In order to properly hold myself up, I need a good friend. She will support me, hold me up and even sustain bruises to prevent me from getting a few good shiners myself. The best version tore a hole in her jeans and got a dark purple dent on her leg from crashing to the sidewalk with me.

A friend will not only laugh at my stupidity but cheer on my brash boldness as I grab the nearest faintly good-looking guy and lay a big wet one on him. With any luck, he’ll have decently thick beer goggles on, too, and not notice that my mascara is running or my hair is frizzed out from hours of beer swilling. And, with any luck, I might vaguely remember his face the next day, or at least not be chagrined that I kissed a complete stranger - a complete stranger who possibly has more than 10 years on me, a veritable old man.

I, the drunken girl, am prone to commit minor crimes in my altered state-just after Halloween or just prior, I may perhaps be caught in the act of hurling a pumpkin which does not belong to me, merely to be gratified by the sound as it crushes into itself and collapses with a dull thud against the concrete.

I may also be guilty of screeching with laughter at the smallest thing, making it painfully obvious that alcohol has dulled my senses yet heightened my sense of humor.

Or I might pilfer a rose from a flower vendor as he passes in the bar, basket held high above his head so as not to spill his wares.

Regardless of these acts, one of me can almost always be found at least once on the floor of the last bar I visit.
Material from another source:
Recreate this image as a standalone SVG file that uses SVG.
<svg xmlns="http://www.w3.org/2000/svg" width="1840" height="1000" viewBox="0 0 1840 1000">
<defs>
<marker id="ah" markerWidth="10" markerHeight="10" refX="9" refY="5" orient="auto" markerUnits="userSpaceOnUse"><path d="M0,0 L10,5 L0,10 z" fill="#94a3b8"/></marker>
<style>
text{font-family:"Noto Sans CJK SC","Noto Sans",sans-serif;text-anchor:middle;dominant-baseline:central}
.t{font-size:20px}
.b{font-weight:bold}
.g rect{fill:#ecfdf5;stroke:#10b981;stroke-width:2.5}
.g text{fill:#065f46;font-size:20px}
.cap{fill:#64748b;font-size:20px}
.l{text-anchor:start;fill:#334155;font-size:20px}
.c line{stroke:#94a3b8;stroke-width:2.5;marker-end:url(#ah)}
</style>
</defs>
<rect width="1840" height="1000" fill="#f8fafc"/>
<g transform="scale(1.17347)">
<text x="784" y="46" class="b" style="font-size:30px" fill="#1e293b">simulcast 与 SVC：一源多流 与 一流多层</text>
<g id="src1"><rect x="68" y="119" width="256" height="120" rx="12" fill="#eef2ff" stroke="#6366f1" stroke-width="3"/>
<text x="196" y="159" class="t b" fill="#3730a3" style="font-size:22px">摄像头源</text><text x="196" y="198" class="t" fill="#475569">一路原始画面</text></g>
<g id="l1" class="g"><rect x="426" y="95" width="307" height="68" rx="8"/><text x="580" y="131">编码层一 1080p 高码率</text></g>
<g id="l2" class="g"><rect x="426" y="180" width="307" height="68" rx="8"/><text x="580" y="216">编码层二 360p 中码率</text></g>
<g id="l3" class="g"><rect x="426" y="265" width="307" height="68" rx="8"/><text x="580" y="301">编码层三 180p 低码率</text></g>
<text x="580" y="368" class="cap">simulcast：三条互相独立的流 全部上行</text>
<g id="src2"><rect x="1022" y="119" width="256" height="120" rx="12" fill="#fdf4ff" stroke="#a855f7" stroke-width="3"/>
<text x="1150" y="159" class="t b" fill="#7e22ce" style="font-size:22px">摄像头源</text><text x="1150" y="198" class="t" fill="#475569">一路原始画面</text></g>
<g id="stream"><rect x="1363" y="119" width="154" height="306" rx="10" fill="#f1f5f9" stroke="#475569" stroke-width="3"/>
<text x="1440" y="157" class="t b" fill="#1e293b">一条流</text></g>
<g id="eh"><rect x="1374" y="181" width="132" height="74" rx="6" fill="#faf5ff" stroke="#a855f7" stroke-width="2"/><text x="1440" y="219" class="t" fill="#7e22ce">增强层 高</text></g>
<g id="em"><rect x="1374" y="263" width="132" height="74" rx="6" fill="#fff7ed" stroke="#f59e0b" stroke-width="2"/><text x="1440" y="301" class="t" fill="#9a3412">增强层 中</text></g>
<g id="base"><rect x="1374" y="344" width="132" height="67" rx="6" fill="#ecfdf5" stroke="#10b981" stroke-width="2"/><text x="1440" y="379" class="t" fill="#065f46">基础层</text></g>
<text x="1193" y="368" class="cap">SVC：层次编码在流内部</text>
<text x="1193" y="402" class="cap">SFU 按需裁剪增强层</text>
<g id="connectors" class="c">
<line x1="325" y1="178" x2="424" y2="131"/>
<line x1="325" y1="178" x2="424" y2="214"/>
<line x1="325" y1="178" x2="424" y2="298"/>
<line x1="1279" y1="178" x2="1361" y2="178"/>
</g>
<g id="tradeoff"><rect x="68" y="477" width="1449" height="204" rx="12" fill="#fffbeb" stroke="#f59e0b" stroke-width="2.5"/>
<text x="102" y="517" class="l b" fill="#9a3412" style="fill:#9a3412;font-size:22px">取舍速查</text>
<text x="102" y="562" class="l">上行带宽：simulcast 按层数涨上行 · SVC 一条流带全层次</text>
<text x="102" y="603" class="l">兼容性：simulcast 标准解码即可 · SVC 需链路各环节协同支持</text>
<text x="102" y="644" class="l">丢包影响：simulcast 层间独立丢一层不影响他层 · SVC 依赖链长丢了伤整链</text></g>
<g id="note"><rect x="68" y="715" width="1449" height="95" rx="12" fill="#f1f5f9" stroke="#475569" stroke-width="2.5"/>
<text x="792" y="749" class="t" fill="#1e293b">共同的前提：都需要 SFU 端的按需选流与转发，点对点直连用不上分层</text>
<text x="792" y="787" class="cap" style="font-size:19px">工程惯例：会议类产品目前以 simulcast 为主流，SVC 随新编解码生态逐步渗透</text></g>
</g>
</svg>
Here we can break me down into one of three types:

The first is the worst iteration of them all: when I lose it all and sprawl, spread-eagled, on the floor of the bar, wallowing in spilled beer, spit and vomit. I may be snidely referred to as a "dirt angel," as often the flailing of limbs ensues as I try to right myself and return to my cruelly abandoned beer.

The second is the sagging kind, when I suddenly lose my knees but manage to catch onto either a stool, the bar or another pub denizen before I completely fall, abject, to the ground.

The most embarrassing, perhaps, is when I must rely completely on human contact for my salvation. Usually this is when I pass out cold, and the motion of my body can be likened to that of someone flinging themselves from a balcony into the seething mass of a mosh pit ... falling, gracefully, sinking with the gravity that only dead weight can carry. My fellow bar-goers and friends catch me as I fall, and hopefully they can find some place to drag me and lay me down before my heaviness becomes a burden. I'm lucky they didn't just let me crack my head on the ground as punishment.

Once the ritual imbibing is completed, there is the treacherous trip home - the next day makes a body thankful that it even made it home without encounters with police or the random basketcase in an alleyway. At least the bums are honest about needing either money or weed, or money for weed.

The spectacle of public urination is the best aspect of the evening, when the bladder is set to burst and there are no gas stations or all porta-potties are locked against all those wandering and intoxicated. Stopping in the middle of the return trip home, en route to safety, many glasses of water and a warm bed, pull down the pants to instant gratification and hoping some pervert isn’t camping out in a bush near me, waiting for just this moment.

And then I arrive at home, hopefully not needing to vomit into the toilet, hopefully not requiring the assistance of my friends (to whom I have already been a worry) to hold my hair out of the path of wretchedness.

Waking up the next morning, I swear I have never had a worse hangover, never have I had a more queasy stomach than I have at that moment, never will I touch another drop...until next weekend.